In summary, a unified protocol for Ni-catalyzed hydroalkylation of acyl enamines and enol esters with alkyl iodides under mild conditions was developed. The use of chiral BOX-based ligand enables the direct access of chiral secondary alkyl-substituted amine and alcohol derivatives in good yields with excellent levels of enantioselectivity, providing a straightforward alternative to pure aliphatic amine and alcohol derivatives which are traditionally challenging to access.

Methods

General procedure for hydroalkylation of tertiary acyl enamines

In a nitrogen-filled glovebox, Ni(COD)2 (5.5 mg, 0.02 mmol, 10 mol%) and L9 (21.8 mg, 0.024 mmol, 12 mol%) were dissolved in solvent (2 mL, Et2O: DMF = 3:1) in a Schlenk tube with screw-cap equipped with a magnetic stirrer. The mixture was stirred at room temperature for 10 min, then alkyl halide (0.4 mmol), tertiary acyl enamine (0.2 mmol), and K3PO4·H2O (0.6 mmol) were added sequentially. The mixture was cooled to 0 °C before DMMS (74 μL, 0.6 mmol, 3 equiv.) was added dropwise. The resulting mixture was stirred at 0 °C for 12–24 h (for 3o–s, stirred at 45 °C). After completion of the reaction, the mixture was filtered through a pad of silica gel and washed with ethyl acetate (3 × 15 mL). The filtrate was washed with water (15 mL). The organic phase was dried over Na2SO4, filtered, concentrated under reduced pressure, purified by flash chromatography with silica gel to give the pure product.

General procedure for hydroalkylation of secondary acyl enamines

In a nitrogen-filled glovebox, Ni(COD)2 (5.5 mg, 0.02 mmol, 10 mol%) and L41 (8.4 mg, 0.024 mmol, 12 mol%) were dissolved in solvent (2 mL, Et2O: DMF = 3:1) in a Schlenk tube with screw-cap equipped with a magnetic stirrer.

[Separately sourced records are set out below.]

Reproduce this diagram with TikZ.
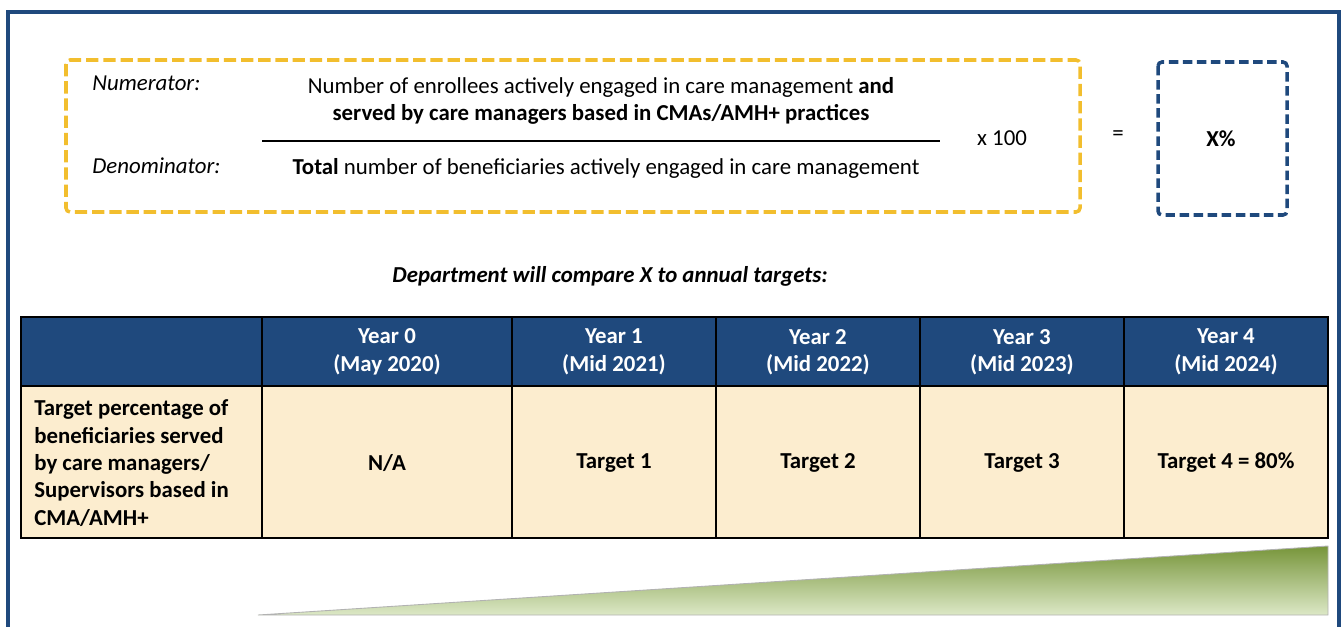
\documentclass[tikz,border=0pt]{standalone}
\usepackage{fontspec}
\setmainfont{Carlito}
\definecolor{color_frame}{HTML}{1F497D}
\definecolor{color_gold}{HTML}{F2BE2E}
\definecolor{color_head}{HTML}{1F497D}
\definecolor{color_body}{HTML}{FCEDCF}
\definecolor{color_green_dark}{HTML}{77953A}
\definecolor{color_green_light}{HTML}{DCE8C6}
\def\formulasize{\fontsize{13}{15.4}\selectfont}
\def\tablesize{\fontsize{13}{15.6}\selectfont}

\begin{document}
\begin{tikzpicture}[x=0.02cm, y=-0.02cm,
    formulatext/.style={inner sep=0pt, font=\formulasize},
    headcell/.style={inner sep=0pt, align=center, text=white, font=\tablesize\bfseries},
    bodycell/.style={inner sep=0pt, align=center, font=\tablesize\bfseries}]
        \useasboundingbox (0,0) rectangle (1342,626);
        % outer frame (runs off the bottom)
        \draw[color_frame, line width=2.2pt] (8,640) -- (8,12) -- (1339,12) -- (1339,640);

        % formula boxes
        \draw[color_gold, line width=2pt, dash pattern=on 7pt off 2.8pt, rounded corners=0.8mm] (66,60) rectangle (1080,212);
        \draw[color_frame, line width=2pt, dash pattern=on 5.4pt off 2.6pt, rounded corners=0.8mm] (1158,62) rectangle (1287,215);

        \node[formulatext, anchor=west, font=\formulasize\itshape] (numlabel) at (92,83) {Numerator:};
        \node[formulatext, anchor=west, font=\formulasize\itshape] (denlabel) at (92,166) {Denominator:};
        \node[formulatext, align=center] (numtext) at (601,101) {Number of enrollees actively engaged in care management \textbf{and}\\\textbf{served by care managers based in CMAs/AMH+ practices}};
        \draw[line width=0.6pt] (262,141) -- (940,141);
        \node[formulatext] (dentext) at (606,168) {\textbf{Total} number of beneficiaries actively engaged in care management};
        \node[formulatext] (times) at (1002,138) {x 100};
        \node[formulatext] (equals) at (1118,136) {=};
        \node[formulatext, font=\formulasize\bfseries] (result) at (1221,139) {X\%};

        \node[formulatext, font=\formulasize\bfseries\itshape] (compare) at (610,276) {Department will compare X to annual targets:};

        % table fills
        \fill[color_head] (21,317) rectangle (1328,386);
        \fill[color_body] (21,386) rectangle (1328,538);
        \draw[line width=1.1pt] (21,317) rectangle (1328,538);
        \draw[line width=1.1pt] (21,386) -- (1328,386);
        \foreach \x in {262,512,716,920,1124}
            \draw[line width=1.1pt] (\x,317) -- (\x,538);

        % header and target cells
        \foreach \i/\cx/\when/\goal in {0/387/May 2020/{N/A}, 1/614/Mid 2021/Target 1, 2/818/Mid 2022/Target 2, 3/1022/Mid 2023/Target 3, 4/1226/Mid 2024/Target 4 = 80\%}
        {
            \node[headcell] (head\i) at (\cx,352) {Year \i\\(\when)};
            \node[bodycell] (goal\i) at (\cx,463) {\goal};
        }
        \node[bodycell, anchor=west, align=left] (rowlabel) at (34,463) {Target percentage of\\beneficiaries served\\by care managers/\\Supervisors based in\\CMA/AMH+};

        % rising wedge
        \shade[top color=color_green_dark, bottom color=color_green_light, draw=gray!60, line width=0.5pt] (258,615) -- (1328,546) -- (1328,615) -- cycle;
    \end{tikzpicture}
\end{document}
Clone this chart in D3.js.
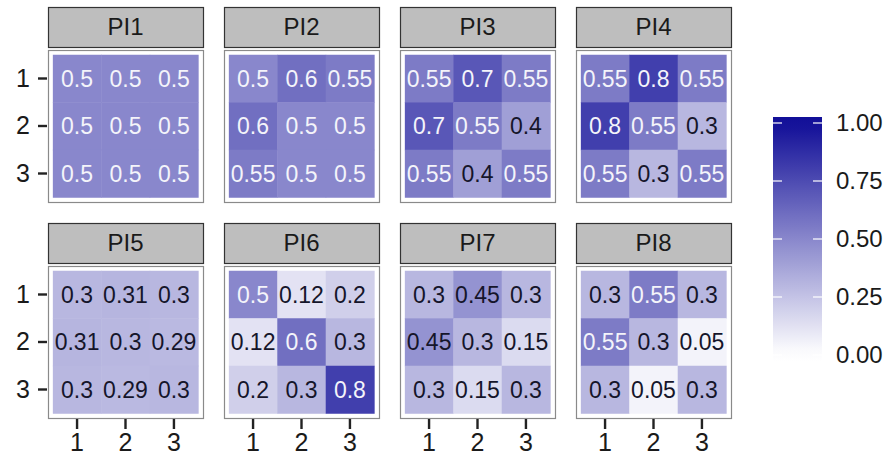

The mixture was stirred at room temperature for 10 min, then alkyl halide (0.4 mmol), acyl enamine (0.2 mmol), and K3PO4·H2O (0.6 mmol) were added sequentially. The mixture was stirred at room temperature for another 5 min before DEMS (98 μL, 0.6 mmol, 3 equiv.) was added dropwise. The resulting mixture was stirred at room temperature for 12–24 h. After completion of the reaction, the mixture was filtered through a pad of silica gel and washed with ethyl acetate (3 × 15 mL). The filtrate was washed with water (15 mL). The organic phase was dried over Na2SO4, filtered, concentrated under reduced pressure, purified by flash chromatography with silica gel to give the pure product.

General procedure for hydroalkylation of enol esters

In a nitrogen-filled glovebox, Ni(COD)2 (5.5 mg, 0.02 mmol, 10 mol%) and L41 (8.4 mg, 0.024 mmol, 12 mol%) were dissolved in solvent (2 mL, Et2O: DMF = 3:1) in a Schlenk tube with screw-cap equipped with a magnetic stirrer. The mixture was stirred at room temperature for 10 min, then alkyl halide (0.4 mmol) was added and the mixture was stirred for another 5 min, followed by the sequential addition of enol esters (0.2 mmol) and K3PO4·H2O (0.6 mmol). The mixture was stirred at room temperature for 5 min before DEMS (98 μL, 0.6 mmol) was added dropwise. The resulting mixture was stirred at room temperature for 16–20 h. After completion of the reaction, the mixture was filtered through a pad of silica gel and washed with ethyl acetate (3 × 15 mL). The filtrate was washed with water (15 mL). The organic phase was dried over Na2SO4, filtered, concentrated under reduced pressure, and purified by flash chromatography with silica gel to give the pure product.